In Remembrance

by Ismael Hernandez

The Freedom & Virtue Institute mourns the loss of a giant for faith and freedom, Michael Novak, who passed away at the age of 83. I met Michael several years ago at the campus of Ave Maria University. He wanted to meet me as he have heard of me from another intellectual giant, Father Robert Sirico. He came down driving a golf cart and we sat for coffee for two hours. It was simply a delight to discuss deep thought with that intellect! There I was with a man who counselled popes and politicians, a diplomat, a novelist, a theologian, and a philosopher. I had the opportunity to interact with him many, many times after that. I was so honored and humbled when he wrote the preface to my book, Not Tragically Colored.

Michael Novack

But I have met him long before, through his books. The first book of his I read was Will It Liberate?:Questions About Liberation Theology. As I once embraced liberation theology, I was so happy to discuss it with him. His incisive critique of that theory was extraordinary and I remember telling him that I wished I have read his book 20 years earlier, as it would have saved me from much turmoil. I want to offer just a glimpse of his ideas from the Introduction to Will It Liberate?:

“For it seems to me the true case that in our time the theology of the entire Western Hemisphere—the theology of the Americas—is coming of age. It is not only Latin America that has a liberation theology. North America does, too. North American liberation theology is, however, buried in institutions, practices, and habits; it exists much more powerfully in reality than in books. North American liberation theology has hardly yet begun to achieve self-consciousness.”

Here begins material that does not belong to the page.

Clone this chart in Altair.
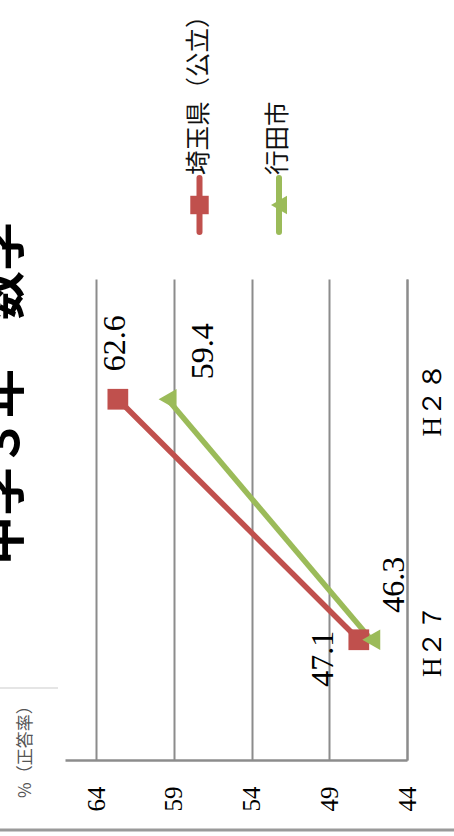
import altair as alt
import pandas as pd

# Survey years (category axis) and correct-answer rates (%)
years = ["H２７", "H２８"]
series = ["埼玉県（公立）", "行田市"]
saitama = [47.1, 62.6]
gyoda = [46.3, 59.4]
value_ticks = [44, 49, 54, 59, 64]

colors = ["#C0504D", "#9BBB59"]
shapes = ["square", "triangle-left"]

rows = []
for name, vals in zip(series, [saitama, gyoda]):
    for yr, v in zip(years, vals):
        rows.append({"series": name, "year": yr, "value": v})
df = pd.DataFrame(rows)

SERIF = "'Liberation Serif', 'Times New Roman', 'DejaVu Serif', serif"
CJK = "'Noto Sans CJK JP', sans-serif"
GRID = "#8c8c8c"

x_enc = alt.X(
    "value:Q",
    scale=alt.Scale(domain=[44, 66], reverse=True, nice=False, zero=False),
    axis=alt.Axis(
        values=value_ticks, format="d", orient="bottom", title=None,
        grid=True, gridColor=GRID, gridWidth=2,
        domainColor=GRID, domainWidth=2.5,
        ticks=False, tickSize=0, labelFlush=False,
        labelAngle=270, labelAlign="right", labelBaseline="middle",
        labelPadding=26, labelFont=SERIF, labelFontSize=25, labelColor="black",
    ),
)
y_enc = alt.Y(
    "year:N",
    scale=alt.Scale(domain=list(reversed(years))),
    axis=alt.Axis(
        orient="right", title=None, grid=False,
        domainColor=GRID, domainWidth=2,
        ticks=False, tickSize=0,
        labelAngle=270, labelAlign="center", labelBaseline="middle",
        labelPadding=25, labelFont=SERIF, labelFontSize=27, labelColor="black",
    ),
)
color_enc = alt.Color("series:N", scale=alt.Scale(domain=series, range=colors), legend=None)
shape_enc = alt.Shape("series:N", scale=alt.Scale(domain=series, range=shapes), legend=None)

base = alt.Chart(df).encode(x=x_enc, y=y_enc, color=color_enc)

lines = base.mark_line(strokeWidth=5.5).encode(detail="series:N")
points = base.mark_point(filled=True, size=430, opacity=1, strokeWidth=0).encode(shape=shape_enc)

# value labels, each nudged beside its marker
label_spec = [
    (series[0], years[1], 28, -3),
    (series[1], years[1], 20, 35),
    (series[0], years[0], -47, -36),
    (series[1], years[0], 27, 23),
]
labels = []
for name, yr, dx, dy in label_spec:
    labels.append(
        alt.Chart(df)
        .transform_filter((alt.datum.series == name) & (alt.datum.year == yr))
        .mark_text(angle=270, align="left", baseline="middle", dx=dx, dy=dy,
                   font=SERIF, fontSize=32, color="black")
        .encode(x=x_enc, y=y_enc, text=alt.Text("value:Q", format=".1f"))
    )

main = alt.layer(lines, points, *labels)

# legend drawn as a rotated key above the plot
leg_x = alt.X("series:N", scale=alt.Scale(type="point", domain=series, range=[134.5, 214], padding=0), axis=None)
leg_df = pd.DataFrame({"series": series})
leg_base = alt.Chart(leg_df).encode(x=leg_x, color=color_enc)
leg_rule = leg_base.mark_rule(strokeWidth=6, strokeCap="round").encode(
    y=alt.value(-101), y2=alt.value(-47))
leg_point = leg_base.mark_point(filled=True, size=340, opacity=1, strokeWidth=0).encode(
    y=alt.value(-74), shape=shape_enc)
leg_text = alt.Chart(leg_df).mark_text(
    angle=270, align="left", baseline="middle", font=CJK, fontSize=24.5, color="#111"
).encode(x=leg_x, y=alt.value(-104), text="series:N")
legend = alt.layer(leg_rule, leg_point, leg_text)

# title, unit note and frame lines
one = pd.DataFrame({"k": [0]})
title = alt.Chart(one).mark_text(
    angle=270, align="left", baseline="alphabetic", font=CJK, fontSize=49,
    fontWeight="bold", color="black"
).encode(x=alt.value(-46), y=alt.value(286), text=alt.value("中学３年　数学"))
unit = alt.Chart(one).mark_text(
    angle=270, align="left", baseline="middle", font=CJK, fontSize=17, color="#555"
).encode(x=alt.value(-39), y=alt.value(519), text=alt.value("%（正答率）"))
frame_bottom = alt.Chart(one).mark_rule(color="#9a9a9a", strokeWidth=3).encode(
    x=alt.value(-65), x2=alt.value(389), y=alt.value(551))
frame_note = alt.Chart(one).mark_rule(color="#dddddd", strokeWidth=1.5).encode(
    x=alt.value(-65), x2=alt.value(-7), y=alt.value(409))
decor = alt.layer(title, unit, frame_bottom, frame_note)

chart = (
    alt.layer(main, legend, decor)
    .resolve_scale(x="independent")
    .properties(
        width=342, height=481,
        autosize=alt.AutoSizeParams(type="none"),
        padding={"left": 65, "top": 279, "right": 47, "bottom": 76},
        background="white",
    )
    .configure_view(stroke=None)
)

chart.save("out.html", embed_options={"renderer": "svg", "actions": False})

Michael Novak served as a scholar at American Enterprise Institute from 1978 until his retirement in 2010. There, he had a distinguished career as the George Frederick Jewett Scholar in Religion, Philosophy, and Public Policy.

His masterful book, The Spirit of Democratic Capitalism (1982), advanced presented America’s economic system as a functional one where the political, economic, and moral-cultural systems work together, needing each other. You deserve reading that book.

 After his retirement he remained very active and for a time resided in SW Florida as a visiting scholar at Ave Maria University, where he was completing his Memoirs and where I met him. At the time of his passing, he was finishing another novel, set around the Johnstown flood in Pennsylvania in 1889. He wrote more than 35 books in his lifetime and his entire body of work gained him more than deserved recognition, among them, 26 honorary degrees, the Templeton Prize for Progress in Religion (1994), and the prestigious Lincoln Literary Award (2016). We grieve him but find ourselves fortunate that he existed. May he rest in peace.